Stored entries:

--------------------

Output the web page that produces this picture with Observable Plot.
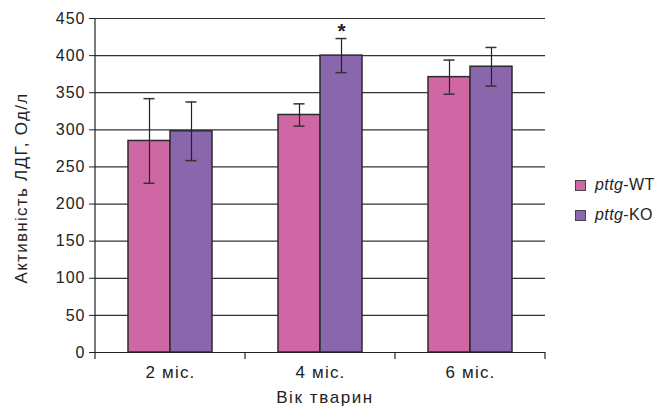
<!DOCTYPE html>
<html>
<head>
<meta charset="utf-8">
<script src="https://cdn.jsdelivr.net/npm/d3@7"></script>
<script src="https://cdn.jsdelivr.net/npm/@observablehq/plot@0.6"></script>
<style>
  html, body { margin: 0; padding: 0; background: #fff; }
  #wrap { position: relative; width: 663px; height: 417px; font-family: "Liberation Sans", Arial, sans-serif; color: #222; }
  #ytitle { position: absolute; left: 22px; top: 188px; transform: translate(-50%, -50%) rotate(-90deg); font-size: 17px; letter-spacing: 1.3px; white-space: nowrap; }
  #xtitle { position: absolute; left: 325px; top: 398px; transform: translate(-50%, -50%); font-size: 17px; letter-spacing: 1.6px; white-space: nowrap; }
  #legend { position: absolute; left: 575px; top: 170px; font-size: 16px; letter-spacing: 0.4px; }
  #legend .item { display: flex; align-items: center; height: 30px; }
  #legend .sw { width: 9px; height: 9px; border: 1px solid #444; margin-right: 9px; }
  .ytick text { letter-spacing: 1px; }
  .fxtick text { letter-spacing: 1.2px; }
</style>
</head>
<body>
<div id="wrap">
  <div id="chart"></div>
  <div id="ytitle">Активність ЛДГ, Од/л</div>
  <div id="xtitle">Вік тварин</div>
  <div id="legend"></div>
</div>
<script>
// Data
const ages = ["2 міс.", "4 міс.", "6 міс."];
const groups = ["pttg-WT", "pttg-KO"];
const wtMean = [285, 320, 371];
const wtErr = [57, 15, 23];
const koMean = [298, 400, 385];
const koErr = [39.5, 23, 26];
const significant = [{age: "4 міс.", group: "pttg-KO"}];
const yTicks = [0, 50, 100, 150, 200, 250, 300, 350, 400, 450];
const colors = ["#CF67A5", "#8A66AC"];

const rows = [];
ages.forEach((a, i) => {
  rows.push({age: a, group: groups[0], value: wtMean[i], err: wtErr[i]});
  rows.push({age: a, group: groups[1], value: koMean[i], err: koErr[i]});
});
const starRows = significant.map(s => rows.find(r => r.age === s.age && r.group === s.group));

const chart = Plot.plot({
  width: 663,
  height: 417,
  marginLeft: 95,
  marginRight: 118,
  marginTop: 18,
  marginBottom: 65,
  style: {fontFamily: "Liberation Sans, Arial, sans-serif", fontSize: "14px", color: "#222", background: "white", overflow: "visible"},
  fx: {domain: ages, padding: 0, label: null, axis: null},
  x: {domain: groups, paddingInner: 0, paddingOuter: 0.745, axis: null},
  y: {domain: [0, 450], label: null, axis: null},
  color: {domain: groups, range: colors},
  marks: [
    Plot.gridY(yTicks, {stroke: "#333", strokeOpacity: 1, strokeWidth: 1.2}),
    Plot.barY(rows, {fx: "age", x: "group", y: "value", fill: "group", stroke: "#2b2b2b", strokeWidth: 1.5}),
    Plot.ruleX(rows, {fx: "age", x: "group", y1: d => d.value - d.err, y2: d => d.value + d.err, stroke: "#222", strokeWidth: 1.2}),
    Plot.tickY(rows, {fx: "age", x: "group", y: d => d.value + d.err, stroke: "#333", strokeWidth: 1.5, insetLeft: 15.5, insetRight: 15.5}),
    Plot.tickY(rows, {fx: "age", x: "group", y: d => d.value - d.err, stroke: "#333", strokeWidth: 1.5, insetLeft: 15.5, insetRight: 15.5}),
    Plot.text(starRows, {fx: "age", x: "group", y: d => d.value + d.err, text: () => "*", dy: -7, fontSize: 21, fontWeight: "bold", fill: "#222"}),
    Plot.ruleY([0], {stroke: "#222", strokeWidth: 1.2}),
    Plot.axisY({ticks: yTicks, tickSize: 6, tickPadding: 4, fontSize: 16, label: null, stroke: "#222", className: "ytick"}),
    Plot.axisFx({anchor: "bottom", tickSize: 0, tickPadding: 13, fontSize: 17, label: null, className: "fxtick"})
  ]
});
document.getElementById("chart").appendChild(chart);

// Axis lines and category boundary ticks, positioned from Plot's own scales
const fx = chart.scale("fx");
const y = chart.scale("y");
const svg = d3.select(chart);
const left = fx.apply(ages[0]);
const y0 = y.apply(0);
const yTop = y.apply(yTicks[yTicks.length - 1]);
const g = svg.append("g").attr("stroke", "#222").attr("stroke-width", 1.2);
g.append("line").attr("x1", left).attr("x2", left).attr("y1", yTop).attr("y2", y0 + 7);
ages.forEach(a => {
  const xr = fx.apply(a) + fx.bandwidth;
  g.append("line").attr("x1", xr).attr("x2", xr).attr("y1", y0).attr("y2", y0 + 7);
});

// Legend
const legend = d3.select("#legend");
groups.forEach((grp, i) => {
  const [it, rest] = grp.split("-");
  const item = legend.append("div").attr("class", "item");
  item.append("div").attr("class", "sw").style("background", colors[i]);
  const t = item.append("span");
  t.append("i").text(it);
  t.append("span").text("-" + rest);
});
</script>
</body>
</html>
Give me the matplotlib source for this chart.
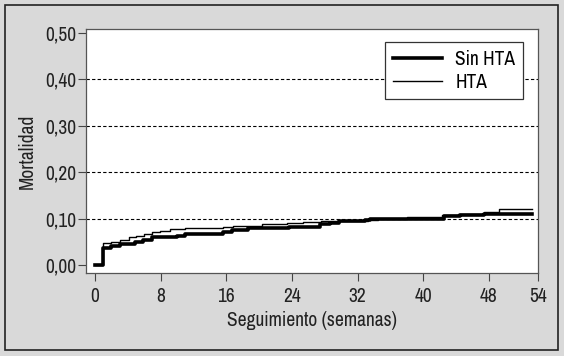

--------------------

Give back the entries verbatim. Do not include any picture.

THE OUTPUT:
Output the web page that produces this picture with Observable Plot.
<!DOCTYPE html>
<html>
<head>
<meta charset="utf-8">
<script src="https://cdn.jsdelivr.net/npm/d3@7"></script>
<script src="https://cdn.jsdelivr.net/npm/@observablehq/plot@0.6"></script>
<style>
  html, body { margin: 0; padding: 0; background: #fff; }
  #wrap { position: relative; width: 663px; height: 417px; font-family: "Liberation Sans", Arial, sans-serif; color: #222; }
  #ytitle { position: absolute; left: 22px; top: 188px; transform: translate(-50%, -50%) rotate(-90deg); font-size: 17px; letter-spacing: 1.3px; white-space: nowrap; }
  #xtitle { position: absolute; left: 325px; top: 398px; transform: translate(-50%, -50%); font-size: 17px; letter-spacing: 1.6px; white-space: nowrap; }
  #legend { position: absolute; left: 575px; top: 170px; font-size: 16px; letter-spacing: 0.4px; }
  #legend .item { display: flex; align-items: center; height: 30px; }
  #legend .sw { width: 9px; height: 9px; border: 1px solid #444; margin-right: 9px; }
  .ytick text { letter-spacing: 1px; }
  .fxtick text { letter-spacing: 1.2px; }
</style>
</head>
<body>
<div id="wrap">
  <div id="chart"></div>
  <div id="ytitle">Активність ЛДГ, Од/л</div>
  <div id="xtitle">Вік тварин</div>
  <div id="legend"></div>
</div>
<script>
// Data
const ages = ["2 міс.", "4 міс.", "6 міс."];
const groups = ["pttg-WT", "pttg-KO"];
const wtMean = [285, 320, 371];
const wtErr = [57, 15, 23];
const koMean = [298, 400, 385];
const koErr = [39.5, 23, 26];
const significant = [{age: "4 міс.", group: "pttg-KO"}];
const yTicks = [0, 50, 100, 150, 200, 250, 300, 350, 400, 450];
const colors = ["#CF67A5", "#8A66AC"];

const rows = [];
ages.forEach((a, i) => {
  rows.push({age: a, group: groups[0], value: wtMean[i], err: wtErr[i]});
  rows.push({age: a, group: groups[1], value: koMean[i], err: koErr[i]});
});
const starRows = significant.map(s => rows.find(r => r.age === s.age && r.group === s.group));

const chart = Plot.plot({
  width: 663,
  height: 417,
  marginLeft: 95,
  marginRight: 118,
  marginTop: 18,
  marginBottom: 65,
  style: {fontFamily: "Liberation Sans, Arial, sans-serif", fontSize: "14px", color: "#222", background: "white", overflow: "visible"},
  fx: {domain: ages, padding: 0, label: null, axis: null},
  x: {domain: groups, paddingInner: 0, paddingOuter: 0.745, axis: null},
  y: {domain: [0, 450], label: null, axis: null},
  color: {domain: groups, range: colors},
  marks: [
    Plot.gridY(yTicks, {stroke: "#333", strokeOpacity: 1, strokeWidth: 1.2}),
    Plot.barY(rows, {fx: "age", x: "group", y: "value", fill: "group", stroke: "#2b2b2b", strokeWidth: 1.5}),
    Plot.ruleX(rows, {fx: "age", x: "group", y1: d => d.value - d.err, y2: d => d.value + d.err, stroke: "#222", strokeWidth: 1.2}),
    Plot.tickY(rows, {fx: "age", x: "group", y: d => d.value + d.err, stroke: "#333", strokeWidth: 1.5, insetLeft: 15.5, insetRight: 15.5}),
    Plot.tickY(rows, {fx: "age", x: "group", y: d => d.value - d.err, stroke: "#333", strokeWidth: 1.5, insetLeft: 15.5, insetRight: 15.5}),
    Plot.text(starRows, {fx: "age", x: "group", y: d => d.value + d.err, text: () => "*", dy: -7, fontSize: 21, fontWeight: "bold", fill: "#222"}),
    Plot.ruleY([0], {stroke: "#222", strokeWidth: 1.2}),
    Plot.axisY({ticks: yTicks, tickSize: 6, tickPadding: 4, fontSize: 16, label: null, stroke: "#222", className: "ytick"}),
    Plot.axisFx({anchor: "bottom", tickSize: 0, tickPadding: 13, fontSize: 17, label: null, className: "fxtick"})
  ]
});
document.getElementById("chart").appendChild(chart);

// Axis lines and category boundary ticks, positioned from Plot's own scales
const fx = chart.scale("fx");
const y = chart.scale("y");
const svg = d3.select(chart);
const left = fx.apply(ages[0]);
const y0 = y.apply(0);
const yTop = y.apply(yTicks[yTicks.length - 1]);
const g = svg.append("g").attr("stroke", "#222").attr("stroke-width", 1.2);
g.append("line").attr("x1", left).attr("x2", left).attr("y1", yTop).attr("y2", y0 + 7);
ages.forEach(a => {
  const xr = fx.apply(a) + fx.bandwidth;
  g.append("line").attr("x1", xr).attr("x2", xr).attr("y1", y0).attr("y2", y0 + 7);
});

// Legend
const legend = d3.select("#legend");
groups.forEach((grp, i) => {
  const [it, rest] = grp.split("-");
  const item = legend.append("div").attr("class", "item");
  item.append("div").attr("class", "sw").style("background", colors[i]);
  const t = item.append("span");
  t.append("i").text(it);
  t.append("span").text("-" + rest);
});
</script>
</body>
</html>
Give me the matplotlib source for this chart.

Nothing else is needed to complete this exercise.